We give our best attempt at balancing the festivities while keeping our Savior at the root of it all, but that in itself can stimulate stress. I don’t consider it as stress in the way of being a burden, but more of am I doing enough? Are my kids (futuristic ones, but I’m building traditions that they will live with as well) learning that Christmas is the celebration of Jesus’ birth and that it is the most important of it all? Am I teaching them that it is more exciting to visit the lone elderly and feed the homeless than to write letters to Santa?
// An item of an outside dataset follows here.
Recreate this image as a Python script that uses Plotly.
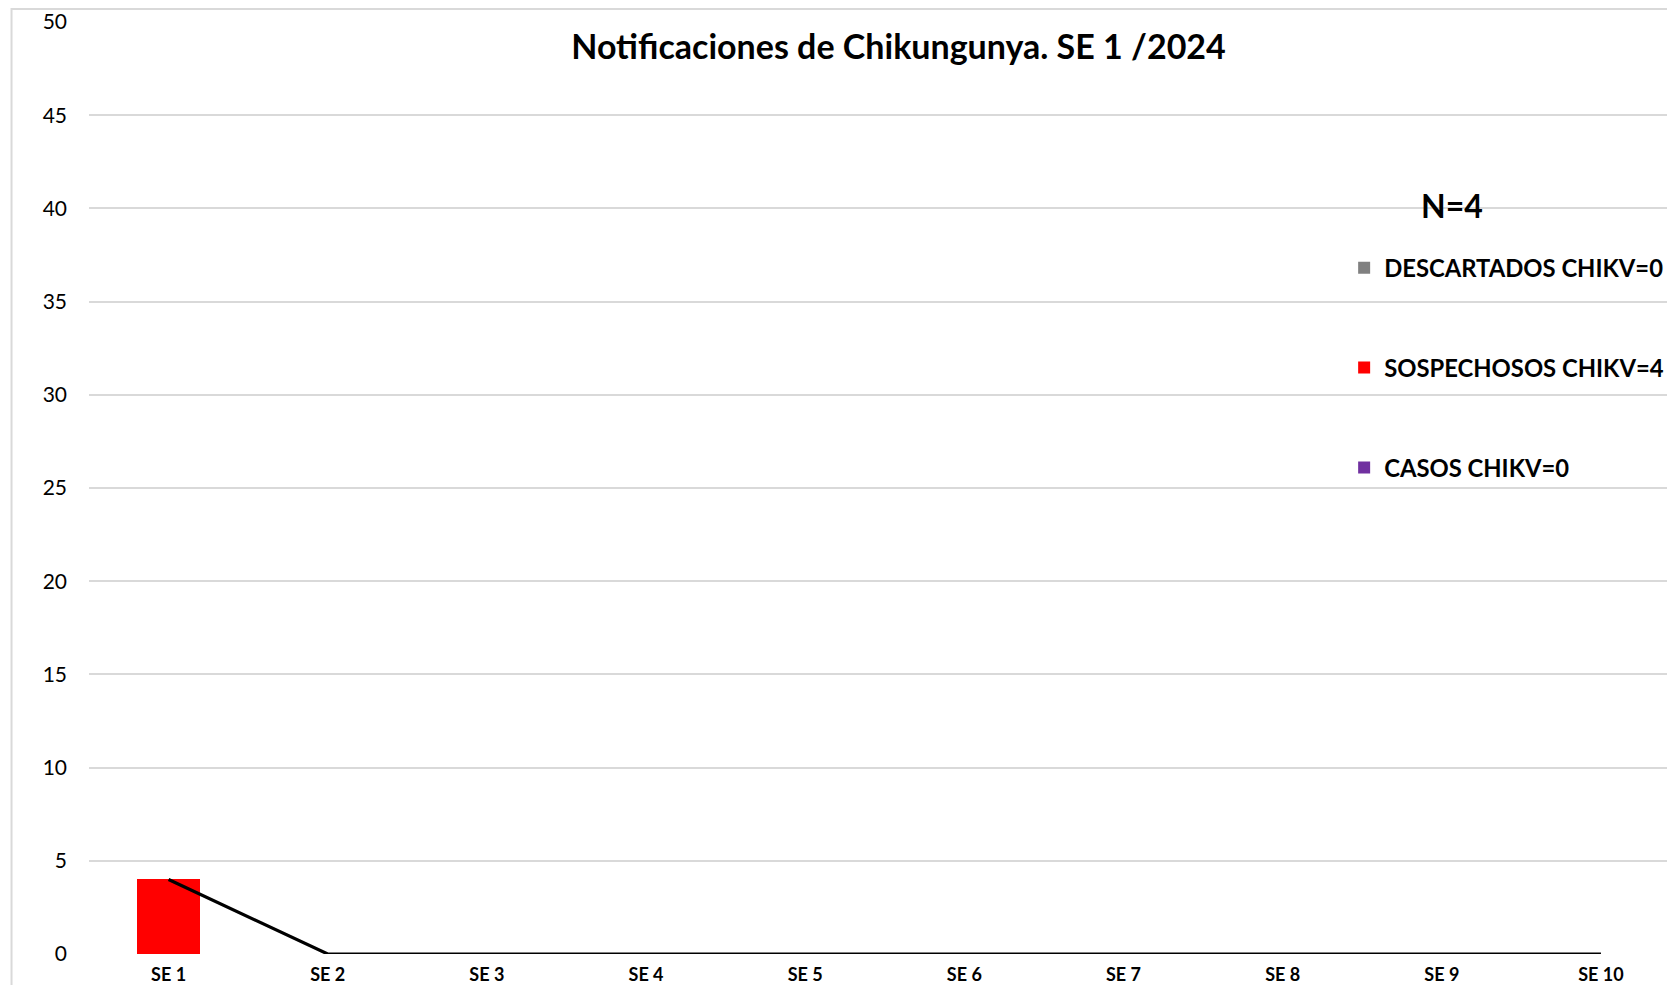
import plotly.graph_objects as go

semanas = ["SE 1", "SE 2", "SE 3", "SE 4", "SE 5", "SE 6", "SE 7", "SE 8", "SE 9", "SE 10"]
descartados = [0, 0, 0, 0, 0, 0, 0, 0, 0, 0]
sospechosos = [4, 0, 0, 0, 0, 0, 0, 0, 0, 0]
casos = [0, 0, 0, 0, 0, 0, 0, 0, 0, 0]
total = [4, 0, 0, 0, 0, 0, 0, 0, 0, 0]
y_ticks = [0, 5, 10, 15, 20, 25, 30, 35, 40, 45, 50]

FONT = "Lato"
GRAY = "#808080"
RED = "#FF0000"
PURPLE = "#7030A0"

fig = go.Figure()
fig.add_trace(go.Bar(x=semanas, y=descartados, name="<b>DESCARTADOS CHIKV=0</b>",
                     marker=dict(color=GRAY, line=dict(width=0)),
                     width=0.40, legendgroup="a"))
fig.add_trace(go.Bar(x=semanas, y=sospechosos, name="<b>SOSPECHOSOS CHIKV=4</b>",
                     marker=dict(color=RED, line=dict(width=0)),
                     width=0.40, legendgroup="b"))
fig.add_trace(go.Bar(x=semanas, y=casos, name="<b>CASOS CHIKV=0</b>",
                     marker=dict(color=PURPLE, line=dict(width=0)),
                     width=0.40, legendgroup="c"))
fig.add_trace(go.Scatter(x=semanas, y=total, mode="lines", showlegend=False,
                         line=dict(color="#000000", width=3.2)))

fig.update_layout(
    width=1659, height=977,
    margin=dict(l=80.5, r=0, t=14, b=31, autoexpand=False),
    barmode="stack",
    plot_bgcolor="white", paper_bgcolor="white",
    font=dict(family=FONT, color="#000000"),
    title=dict(text="<b>Notificaciones de Chikungunya. SE 1 /2024</b>",
               x=0.513, xref="paper", xanchor="center",
               y=1 - 39 / 977, yref="container", yanchor="middle",
               font=dict(family=FONT, size=34, color="#000000")),
    xaxis=dict(type="category", range=[-0.5, 9.415], showgrid=False, showline=False,
               zeroline=False, ticks="", ticklabelstandoff=8, automargin=False,
               tickfont=dict(family=FONT, size=18, color="#000000"),
               tickprefix="<b>", ticksuffix="</b>"),
    yaxis=dict(range=[0, 50], tickvals=y_ticks, showgrid=True, gridcolor="#D9D9D9",
               gridwidth=1.5, zeroline=False, showline=False, ticks="",
               ticklabelstandoff=21, automargin=False,
               tickfont=dict(family=FONT, size=21, color="#000000")),
    legend=dict(x=0.7954, xanchor="left", y=0.760, yanchor="top",
                traceorder="grouped", tracegroupgap=66,
                font=dict(family=FONT, size=23.8, color="#000000"),
                bgcolor="rgba(0,0,0,0)"),
    annotations=[dict(text="<b>N=4</b>", x=0.864, xref="paper", xanchor="center",
                      y=0.8026, yref="paper", yanchor="middle", showarrow=False,
                      font=dict(family=FONT, size=32, color="#000000"))],
    shapes=[dict(type="rect", xref="paper", yref="paper", x0=-0.0491, x1=1.2,
                 y0=-0.2, y1=1.0139, line=dict(color="#D9D9D9", width=2),
                 fillcolor="rgba(0,0,0,0)", layer="below")],
)

fig.write_html("out.html")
Am I keeping my heart in the right state of constant worship and my mind focused on the nativity rather than the mall?
So while the world chalks up the holiday season in a way that should have never meant to replace the precious, holy reason for it all, we can keep Christ in our Christmas and in our homes. I am a firm believer than I can righteously celebrate just about anything as long as my heart is in the right place. Despite the history behind it, if my daughter wants to innocently dress up as a princess on Halloween, I do not think that she is celebrating a devilish holiday in any way. If my family wants to gather around in love and singing while decorating a Christmas tree, I do not think that we are worshipping pagan gods. I love how a popular American singer and actor, Donny Osmond, put it when he was asked about his feelings of certain holidays. He mentioned that evil can lurk anywhere, but if we keep Christ the center of our lives, all of our activities will naturally be Christ-centered (link leads to Osmond’s input).
Christmas was obviously derived from Christ, hence the name, but there is so much more meaning in Christmas that leads toward Christ. Focusing on the following symbols really helps me look at all of the Christmas spirit with a better perspective and one that truly keeps Christ in Christmas.
- Lights – The most abundant Christmas decoration in my opinion is light. Whether you’re in your home, the neighborhood, or the mall, there are lights everywhere you turn. It is seemingly fitting, because Jesus is “the LIGHT of the world.”
- Christmas Tree – The Christmas tree is traditionally an evergreen tree. Evergreen trees are alive and green year round. They represent eternal life. Because of Christ, we have eternal life. Even though we have a mortal death, it is not the end, we will have life in Heaven. Also like an evergreen tree, we can still flourish and see the sunshine, even in our coldest, darkest months.
- The star – When Jesus was born, a star rose in the sky, bright enough for people to see all over the earth. It proclaimed that the Messiah was born. We top our trees with the star, because the nativity star in the sky topped the event of why we even have Christmas.
- Christmas Colors – Red, Green, White – Red represents the blood Christ shed for us on the cross. Green represents the Garden of Gethsemane where He suffered for our sins. White represents cleanliness and the purity of Christ. Because of Christ’s sacrifice, we can repent and become clean and pure again.
- Candy Cane – the cane/staff that a shepherd uses to guide his flock. The most obvious symbolism is the shepherds visited the new baby Jesus. There’s also symbolism that Christ is the “good shepherd,” He is our shepherd, and He guides us as His flock.
- Stocking – Sometimes we may feel empty and limp like a sock. But we are so blessed with a fullness of love when allowing our Savior into our lives. He fills us.
- Ribbon – “Like ribbons wrapped and tied with love, reminding us of home above, she wrapped him up in swaddling white, and held him safe throughout the night” – The Symbols of Christmas. Not only does ribbon represent the love Mary had for her son, but ribbon represents the tie we have with heaven during this holy Christmastime.
- Snowman/Winter – Though our skins be as scarlet, they can become white as snow because of Jesus. Snow also comes along with the season of Winter. Winter follows Fall. In the Fall everything dies – plants, flowers, trees, etc. Our spirits can suffer and wilt, but joy cometh in the morning. Because of our Savior, we can have a blanket of peace and assurance come over us – just like a beautiful, blanket of fresh snow covers the barren earth.
- Christmas Bells – Bells, and all other Christmas music, represent the song that flooded the earth at the time of Christ’s birth. Angels sang songs of praise and joy.
- Angels – Angel’s announced Christ’s birth to the shepherds.
- Bethlehem – translates to “Bet lehem” in Hebrew, meaning “the House of Bread.” Jesus is “the Bread of Life” and how amazingly symbolic is it that He was born in “the House of Bread.”
- Gifts – possibly the most misunderstood Christmas tradition. Christmas is not about Santa and the presents he brings. The 3 wise men brought gifts to Baby Jesus when He was born. We receive gifts on Christmas, because when Jesus Christ was born, our Heavenly Father had given us the greatest gift He could ever give us, a Savior. Jesus Christ is the ultimate gift.
I pray that we may all take a step back from the hustle and bustle and reflect on the true meaning of Christmas. In just a week, it will all be over…until next year! We all have our moments of feeling a little bit like the Grinch, so as the Grinch says…
“Maybe Christmas doesn’t come from a store. Maybe Christmas, perhaps, means a little bit more.”